The Tigers then put together a five-game winning streak capped off by a 66-49 win over 18th-ranked Connecticut. Before a raucous crowd of 12,000-plus nationally-televised by ESPN's Gameday crew, LSU made its last stand of the 2006-07 season defeating the perennial power Huskies. The win boosted the Tigers back up to No. 13 in the polls, but two short weeks LSU would be out of the poll for good and spiraling toward a last-place finish in the SEC West.
LSU opened SEC play with a 10-point, 71-61 loss at No. 14 Alabama. At halftime of that game, new Crimson Tide football coach and ex-Tiger boss Nick Saban was introduced at halftime.
The Tigers returned home for a pair of narrow victories over Auburn and Ole Miss, but that's when the bottom fell out of LSU's plans to make a return trip to the NCAA Tournament.
The Tigers began a six-game slide that included three-point losses at Georgia (57-54) at the buzzer, at home versus Alabama (73-70) and at Tennessee (70-67).
LSU beat Arkansas at home 71-67 to end the streak, but the lost four of its last six games to finish 5-11 in league play. That final skid included a 71-70 loss to Ole Miss on the final shot of the game as well as a six-point loss at home to Miss. State and a seven-point defeat at Kentucky.
Davis went down with a quadriceps injury late in the season and LSU looked dead in the water heading into a home tilt with defending national champion and 3rd-ranked Florida. However, the Big Baby-less Tigers throttled the Gators beating the eventual national champions 66-56.
Brady tried to boost his team in the wake of the Florida win saying "we ain't dead yet."
But LSU split the final two games with a loss at Auburn and a win over South Carolina in the home finale.
In the SEC Tournament, the Tigers faced a daunting task of having to win four days in four games to reach the Big Dance. LSU started on a high note beating No. 22 Tennessee 76-67 in overtime. But Ole Miss ended LSU's brief hopes of a tournament run with an 80-60 drubbing bouncing the Tigers from the tournament.

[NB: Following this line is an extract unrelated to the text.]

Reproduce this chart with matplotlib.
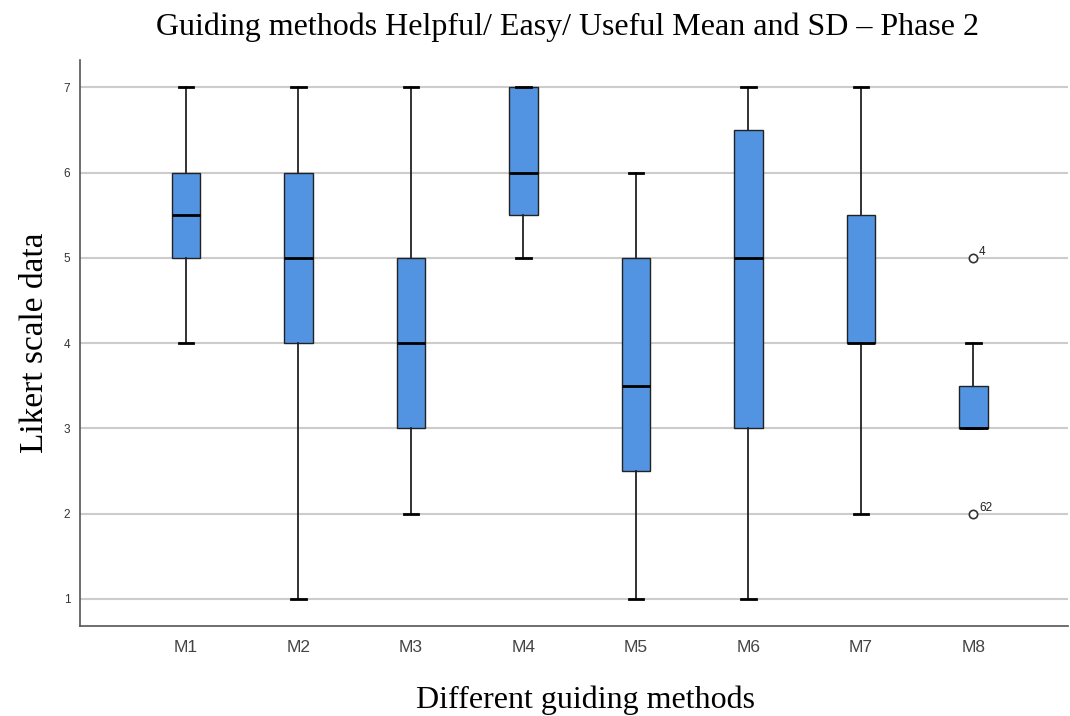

"Without getting specific, we just never had the chemistry we had the year prior," Brady said. "There were 7 games we lost by four points or less, two of them at the buzzer. Whereas, the year before that, we were able to win all those games. The chemistry that was not developed lent itself to not being able to win close games. Win did beat four teams in the top 20, two of those teams in the top 10."
The Tigers grasped to a slim hope of getting into the NIT, granted LSU had name recognition from the previous season. Also, the Tigers had four impressive wins over ranked opponents.
But the committee didn't see it that way.
In the same building, the Georgia Dome, in which LSU beat Texas a year earlier to reach the Final Four, the Tigers played their final game with a 20-point loss to the Rebels.
"Our team, at times, played as well as we thought it would have but the most disappointing thing was the inconsistency we played with which lent itself to not being able to win or finish close games," Brady said. "You know, we win four of those seven games and instead of 17 wins you're 21-11 and going to the NCAA tournament."
When asked could he go back and change anything, Brady said he might have tried to quell some of the hype surrounding his team, heading into the season.
"I would have probably scaled down some of the early media attention generated from the Final Four season with Glen Davis coming back and a couple of other players like Tasmin and Garrett that had some championship experience," Brady said. "I would have scaled down the media attention early on…we probably didn't handle that as well as we should have and we got the focus off the team which I think during the course of the season hurt our camaraderie and our chemistry."
And for the upcoming season?
"This year's challenge with us is to develop the proper chemistry and be able to win the close games as we did a year ago when we went to the Final Four," Brady said.